Despite the Sudanese crisis, Labor is leaving Sudanese refugees behind

The more than 500 Sudanese refugees in Indonesia are one of the groups that have been left behind by the Labor government’s budget failure to increase the humanitarian refugee intake or end the ban on accepting refugees from Indonesia.

Some of the Sudanese refugees have been in Indonesia since 2011, waiting for resettlement. Some have not even been interviewed by the UNHCR. None have been referred to Australia.

There are also Sudanese in PNG, in mainland detention and in the community in Australia who need permanent visas.

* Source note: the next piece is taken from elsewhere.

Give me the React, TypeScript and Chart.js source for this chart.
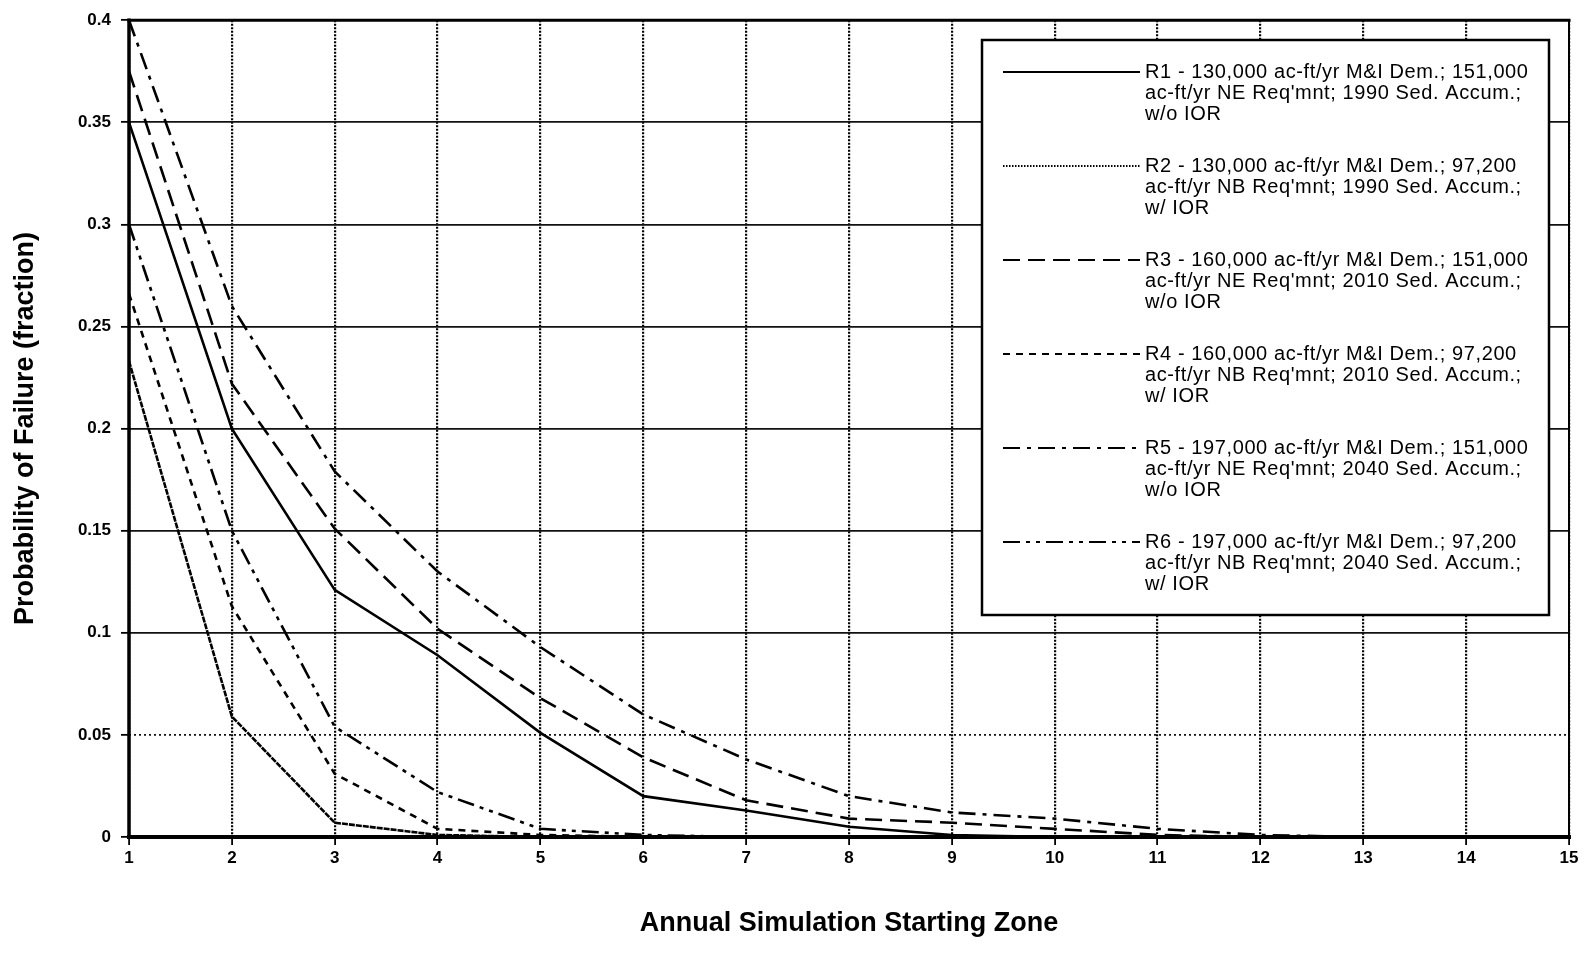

The generals’ war engulfing Sudan has seen around 800,000 people flee to neighbouring countries, mostly into Egypt, yet Labor is yet to provide immediate and comprehensive support for Sudanese refugees and their families that goes beyond extending temporary visas for those already in Australia.

Sudanese refugees in Indonesia have begun protests outside UNHCR offices in Indonesia. Last week, there were protests in Jakarta and Makassar. This week a protest was held in Pekanbaru. More protests are being planned.

“The situation in Indonesia is intolerable,” said Ian Rintoul, spokesperson for the Refugee Action Coalition, “The refugees are living in poverty. And there is every sign that Australia has been systematically discriminating against Sudanese refugees.

“The government must end the ban on UNHCR refugees coming from Indonesia and take immediate steps to bring Sudanese refugees to Australia.

“There are Sudanese refugees who are part of the 10,000 asylum seekers who have been rejected under fast track. Fast track was always flawed, and the conditions in Sudan have deteriorated significantly. They should all get permanent visas.”

“It is shocking that Labor is spending $420 million to maintain offshore detention on Nauru when that money could be used to expand the humanitarian intake and provide security for the Sudanese refugees stranded in Indonesia,” said Rintoul, “Labor is not just leaving refugees behind; their policies are also being left behind.”